Black Communists of the 20th Century – Goes over the famous Black Communists of the 20th Century and their contributions to the communist movement and the Black struggle.

(We have had other classes on the Black struggle but either do not have the recording due to wreckers having stole it or we’re still processing the recording into a finished video and it will be uploaded soon (as in the case of the 3 classes on black issues this month).)

Narrations

Black Liberation & the USSR by Paul Robeson – The People’s School for Marxist-Leninist Studies presents a 1949 speech by comrade and former CPUSA member Paul Robeson on a celebration of the 32nd anniversary of the Great October Socialist Revolution. In this speech, Comrade Robeson eloquently explains what the Soviet Union means to him as a black person and as a worker. This speech was originally published in pamphlet form by New Century Publishers in January of 1950.

For the Emancipation of Black People from Imperialism – The People’s School for Marxist-Leninist Studies presents a July 1929 report to the 2nd World Congress of the League Against Imperialism at Frankfort, Germany, by comrade James W. Ford. This speech particularly highlights the relationship between the toiling Black peoples around the world and the effects of the imperialist WWI.

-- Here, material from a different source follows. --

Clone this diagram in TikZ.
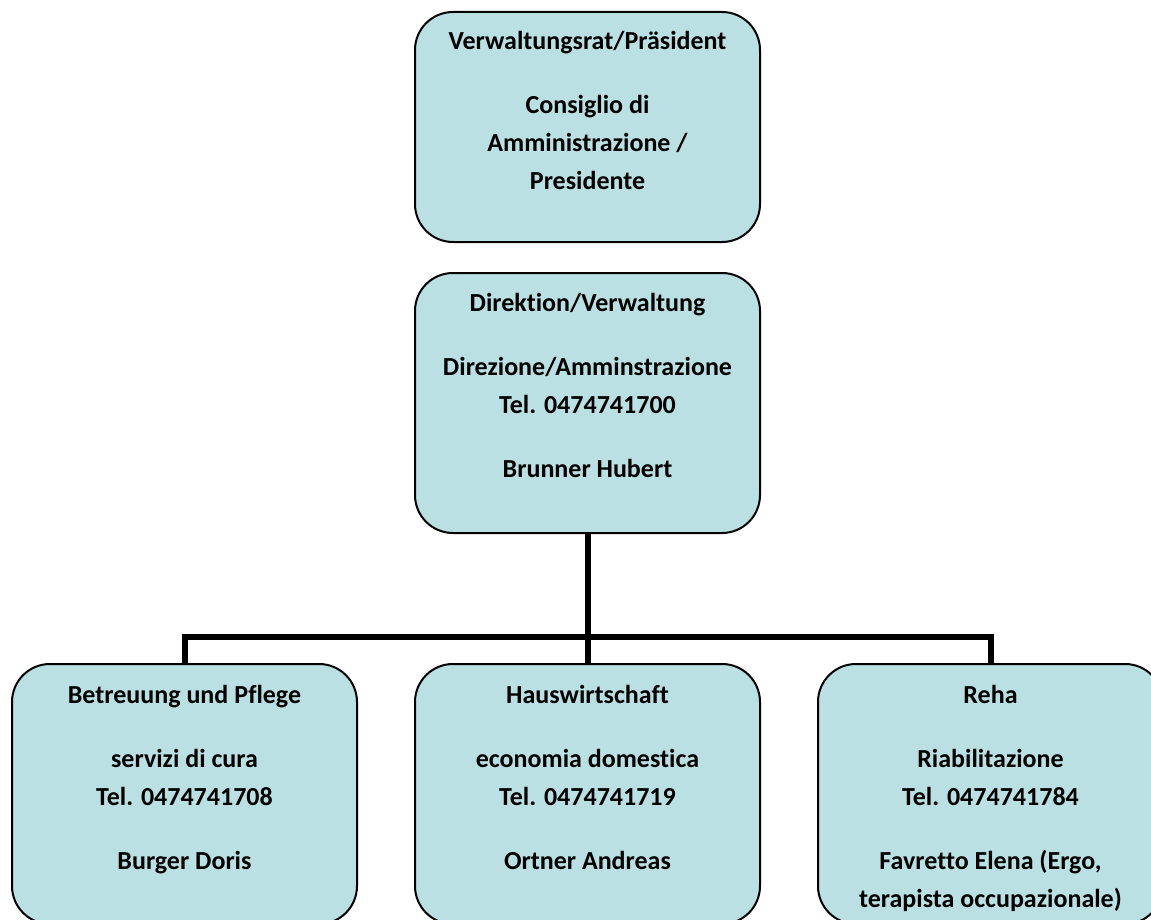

The Communist Vol. II, “The Crisis of the Black Panther Party” – The Peoples School for Marxist-Leninist Studies presents a reading of “The Crisis of the Black Panther Party” wrote by comrade Henry Winston in 1973 as part of his work entitled “Strategy for a Black Agenda: A Critique of New Theories of Liberation in the United States and Africa.” Included as well is a preface to this writing by Jake Fund.